Don Alonso Quijana, trastornado por la lectura de estas, toma conciencia de ser un caballero andante, institución anacrónica en los días en que vive. El disparate tiñe todas sus acciones desde que decide partir, sin rumbo fijo y a lomos de su caballo Rocinante, de su pequeño pueblo manchego para deshacer entuertos, siguiendo el ejemplo de sus predecesores.
Como buen caballero andante, se procura los servicios de un escudero, encomendando esta gloriosa misión a Sancho Panza, un vecino caracterizado por las múltiples facetas que vamos descubriendo en su carácter: una simplicidad llena de sentido común, una combinación de sabiduría popular y marcada rusticidad, una desmedida ambición por el poder, que, sin embargo, no tiene necesidad de ocultar; una debilidad por el buen comer, el vino y la vida acomodada, una elevada dosis de picaresca y un corazón auténtico, que le lleva a decir siempre lo que piensa y a soportar indecibles tormentos antes de pecar de desleal. Es asimismo una factoría de refranes, los cuales evacúa por doquier y casi cada vez que habla, muy a pesar de su amo, quien le recrimina que los engarce siempre sin orden ni concierto, es decir, sin venir nunca a cuento.

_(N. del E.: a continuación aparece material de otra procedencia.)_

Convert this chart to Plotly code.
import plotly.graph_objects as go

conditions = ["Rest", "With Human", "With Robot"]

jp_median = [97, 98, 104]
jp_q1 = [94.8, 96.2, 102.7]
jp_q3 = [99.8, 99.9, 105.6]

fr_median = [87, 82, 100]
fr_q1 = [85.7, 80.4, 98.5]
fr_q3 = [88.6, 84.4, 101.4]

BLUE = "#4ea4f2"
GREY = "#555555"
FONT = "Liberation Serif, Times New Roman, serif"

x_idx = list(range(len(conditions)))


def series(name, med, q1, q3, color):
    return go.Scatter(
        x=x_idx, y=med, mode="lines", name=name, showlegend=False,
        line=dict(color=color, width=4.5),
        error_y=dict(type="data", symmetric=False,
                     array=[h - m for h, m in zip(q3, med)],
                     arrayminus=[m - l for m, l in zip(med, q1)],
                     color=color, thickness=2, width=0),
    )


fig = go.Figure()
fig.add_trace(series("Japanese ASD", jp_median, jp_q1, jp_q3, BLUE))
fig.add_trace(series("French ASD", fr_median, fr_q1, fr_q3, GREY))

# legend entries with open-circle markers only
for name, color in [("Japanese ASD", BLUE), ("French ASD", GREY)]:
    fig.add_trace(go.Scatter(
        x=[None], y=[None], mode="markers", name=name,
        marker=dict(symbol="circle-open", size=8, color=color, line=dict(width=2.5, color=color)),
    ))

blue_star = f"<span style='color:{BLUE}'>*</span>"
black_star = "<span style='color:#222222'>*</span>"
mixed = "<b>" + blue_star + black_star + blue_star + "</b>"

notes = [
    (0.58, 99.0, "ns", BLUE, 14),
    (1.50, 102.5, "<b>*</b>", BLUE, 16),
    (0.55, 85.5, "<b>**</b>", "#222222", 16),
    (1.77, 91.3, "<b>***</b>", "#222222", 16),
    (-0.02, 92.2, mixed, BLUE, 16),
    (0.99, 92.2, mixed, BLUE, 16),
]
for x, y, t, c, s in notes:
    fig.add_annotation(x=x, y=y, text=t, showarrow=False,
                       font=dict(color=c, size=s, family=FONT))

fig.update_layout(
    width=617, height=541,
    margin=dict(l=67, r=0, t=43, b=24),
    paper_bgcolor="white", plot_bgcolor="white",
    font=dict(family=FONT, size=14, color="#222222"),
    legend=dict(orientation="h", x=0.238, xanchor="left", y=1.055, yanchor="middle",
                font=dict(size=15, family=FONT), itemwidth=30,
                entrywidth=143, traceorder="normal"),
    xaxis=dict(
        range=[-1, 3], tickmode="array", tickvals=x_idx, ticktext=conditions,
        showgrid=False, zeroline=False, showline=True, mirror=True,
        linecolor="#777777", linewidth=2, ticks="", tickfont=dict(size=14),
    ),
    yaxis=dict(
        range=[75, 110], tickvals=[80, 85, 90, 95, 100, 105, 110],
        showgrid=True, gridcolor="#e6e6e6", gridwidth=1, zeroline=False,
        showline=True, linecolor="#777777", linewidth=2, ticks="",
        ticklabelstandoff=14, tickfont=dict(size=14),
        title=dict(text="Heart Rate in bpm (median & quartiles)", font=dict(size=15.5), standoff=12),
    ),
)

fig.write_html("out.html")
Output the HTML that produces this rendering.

Se da en don Quijote una extraña paradoja: es un hombre tan versado en no pocas disciplinas, con especial acento en la filosofía, que a muchos oculta su locura cuando hace uso de la palabra, siendo sus hechos los que después descubren su falta de cordura. Y no es sino hasta sus últimas horas, en su lecho de muerte, cuando recupera la salud mental y aborrece las novelas de caballerías, que tanto lo habían trastornado. Después de expirar nuestro héroe, se pone fin a la segunda y última parte del Quijote, cuyo autor quiso dejar claro en el prólogo que le daba muerte para evitar que se volviera a mancillar el nombre de su andante caballero con burdas imitaciones, en clara alusión a la versión apócrifa de Avellaneda, surgida tras la publicación de la parte primera. El propio don Quijote de la obra cervantina tiene ocasión de hojearla, concluyendo tras su lectura que no podría escribir una obra peor ni proponiéndoselo.

En efecto, siglos después de su primera impresión, pocos sitios quedan en el mundo en los que no se reconozcan estas palabras: «En un lugar de La Mancha, de cuyo nombre no quiero acordarme…».